Jack Antonoff Calls Damon Albarn’s Comments About Taylor Swift ‘Trumpian’

Taylor Swift might have shaken off Damon Albarn’s recent criticism of her songwriting abilities, but frequent collaborator Jack Antonoff hasn’t quite yet moved on from the Blur frontman’s comments.

In an appearance on “The What” podcast — intended to promote Antonoff’s Superjam at this year’s Bonnaroo festival — the Bleachers frontman told host Brad Steiner Albarn’s idea of what songwriting involves is “very literal, and also wrong.”

“I don’t mind talking shit, like this or that — but I don’t like it when artists take almost this Trumpian approach of just making things up,” Antonoff said. “I don’t care if Damon Albarn or anyone likes or doesn’t like something. But to unequivocally make a statement that isn’t true, that you actually have no idea about, and not to get too deep on it? Isn’t that kind of everything that’s wrong with our world at the moment? People talking about shit that they have no clue about?”

Antonoff added that he expected that sort of behavior from politicians and “corporate assholes” — but not from musicians.

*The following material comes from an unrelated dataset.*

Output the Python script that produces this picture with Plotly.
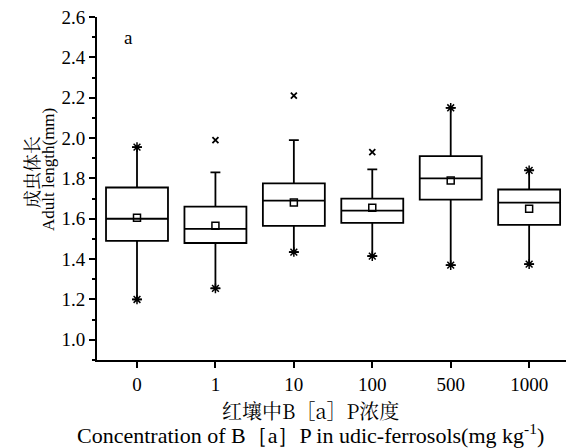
import plotly.graph_objects as go

categories = ["0", "1", "10", "100", "500", "1000"]
q1 = [1.49, 1.48, 1.565, 1.58, 1.695, 1.57]
median = [1.60, 1.55, 1.69, 1.64, 1.80, 1.68]
q3 = [1.755, 1.66, 1.775, 1.70, 1.91, 1.745]
lower_whisker = [1.20, 1.255, 1.435, 1.415, 1.37, 1.375]
upper_whisker = [1.955, 1.83, 1.99, 1.845, 2.15, 1.84]
means = [1.605, 1.565, 1.68, 1.655, 1.79, 1.65]
# markers at whisker ends (asterisks) and outliers (x)
min_marks = [1.20, 1.255, 1.435, 1.415, 1.37, 1.375]
max_mark_cats = ["0", "500", "1000"]
max_marks = [1.955, 2.15, 1.84]
outlier_cats = ["1", "10", "100"]
outliers = [1.99, 2.21, 1.93]

xpos = list(range(len(categories)))
idx = {c: i for i, c in enumerate(categories)}

SERIF = "Liberation Serif, Times New Roman, serif"
CJK = "Noto Serif CJK SC, Noto Sans CJK SC, Liberation Serif, serif"

fig = go.Figure()
fig.add_trace(go.Box(
    x=xpos, q1=q1, median=median, q3=q3,
    lowerfence=lower_whisker, upperfence=upper_whisker,
    width=0.79, whiskerwidth=0.16,
    fillcolor="white", line=dict(color="black", width=1.8),
    boxpoints=False, showlegend=False,
))
fig.add_trace(go.Scatter(
    x=xpos, y=means, mode="markers",
    marker=dict(symbol="square-open", size=7, color="black", line=dict(width=1.5)),
    showlegend=False,
))
fig.add_trace(go.Scatter(
    x=xpos, y=min_marks, mode="markers",
    marker=dict(symbol="asterisk-open", size=8, color="black", line=dict(width=1.5)),
    showlegend=False,
))
fig.add_trace(go.Scatter(
    x=[idx[c] for c in max_mark_cats], y=max_marks, mode="markers",
    marker=dict(symbol="asterisk-open", size=8, color="black", line=dict(width=1.5)),
    showlegend=False,
))
fig.add_trace(go.Scatter(
    x=[idx[c] for c in outlier_cats], y=outliers, mode="markers",
    marker=dict(symbol="x-thin-open", size=6, color="black", line=dict(width=1.8)),
    showlegend=False,
))

fig.update_layout(
    width=566, height=448,
    margin=dict(l=97, r=0, t=17, b=88),
    paper_bgcolor="white", plot_bgcolor="white",
    font=dict(family=SERIF, size=19, color="black"),
    xaxis=dict(
        range=[-0.51, 5.47], tickmode="array", tickvals=xpos, ticktext=categories,
        showline=True, linecolor="black", linewidth=2, ticks="outside",
        ticklen=6, tickwidth=2, tickcolor="black", showgrid=False, zeroline=False,
        tickfont=dict(family=SERIF, size=19),
    ),
    yaxis=dict(
        range=[0.9, 2.6], tickmode="array",
        tickvals=[1.0, 1.2, 1.4, 1.6, 1.8, 2.0, 2.2, 2.4, 2.6],
        ticktext=["1.0", "1.2", "1.4", "1.6", "1.8", "2.0", "2.2", "2.4", "2.6"],
        showline=True, linecolor="black", linewidth=2, ticks="outside",
        ticklen=6, tickwidth=2, tickcolor="black", showgrid=False, zeroline=False,
        tickfont=dict(family=SERIF, size=19),
        minor=dict(tickvals=[0.9, 1.1, 1.3, 1.5, 1.7, 1.9, 2.1, 2.3, 2.5],
                   ticks="outside", ticklen=3, tickwidth=2, tickcolor="black"),
    ),
    annotations=[
        dict(text="a", x=128, y=38, showarrow=False,
             font=dict(family=SERIF, size=19)),
        dict(text="成虫体长", x=31, y=172, textangle=-90, showarrow=False,
             font=dict(family=CJK, size=18)),
        dict(text="Adult length(mm)", x=49, y=170, textangle=-90, showarrow=False,
             font=dict(family=SERIF, size=17)),
        dict(text="红壤中B［a］P浓度", x=310, y=411, showarrow=False,
             font=dict(family=CJK, size=20)),
        dict(text="Concentration of B［a］P in udic-ferrosols(mg kg<sup>-1</sup>)",
             x=310, y=434, showarrow=False, font=dict(family=SERIF, size=22)),
    ],
)

# convert pixel annotation positions to paper coordinates
pl, pt, pw, ph = 97, 17, 566 - 97 - 0, 448 - 17 - 88
for a in fig.layout.annotations:
    a.xref = "paper"
    a.yref = "paper"
    a.x = (a.x - pl) / pw
    a.y = 1 - (a.y - pt) / ph
    a.xanchor = "center"
    a.yanchor = "middle"

fig.write_html("out.html", config={"displayModeBar": False},
               post_script="document.body.style.margin='0';")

Albarn’s comments stemmed from a Los Angeles Times interview where the British rocker proclaimed Swift “doesn’t write her own songs” because she often collaborates with other writers. “I’m not hating on anybody,” he explained. “I’m just saying there’s a big difference between a songwriter and a songwriter who co-writes.”

“It’s such a vulnerable thing to be an artist and a songwriter,” Antonoff said. “You wanna go full Liam Gallagher and be like, ‘This person sucks, that person sucks.’ Whatever, do you. But to just launch this sort of weird, baseless [claim] with this bravado that it’s such fact? I mean I tweeted this, but maybe before you say that, you should shut the fuck up.”

The Bleachers frontman isn’t the first person to come to Swift’s defense. The National’s Aaron Dessner, who worked with Swift on Folklore and Evermore, wrote on Twitter at the time of the controversy that Albarn’s “statements couldn’t be further from the truth. You’re obviously completely clueless as to her actual writing and work process.”

Albarn did eventually issue an apology to Swift, blaming the LA Times for publishing “clickbait.”

“I totally agree with you,” he said on Twitter. “The last thing I would want to do is discredit your songwriting. I hope you understand.”

Swift, meanwhile, has moved on from the drama. The singer will appear on a reworked version of Ed Sheeran’s 2021 song “The Joker And The Queen,” set to drop Friday.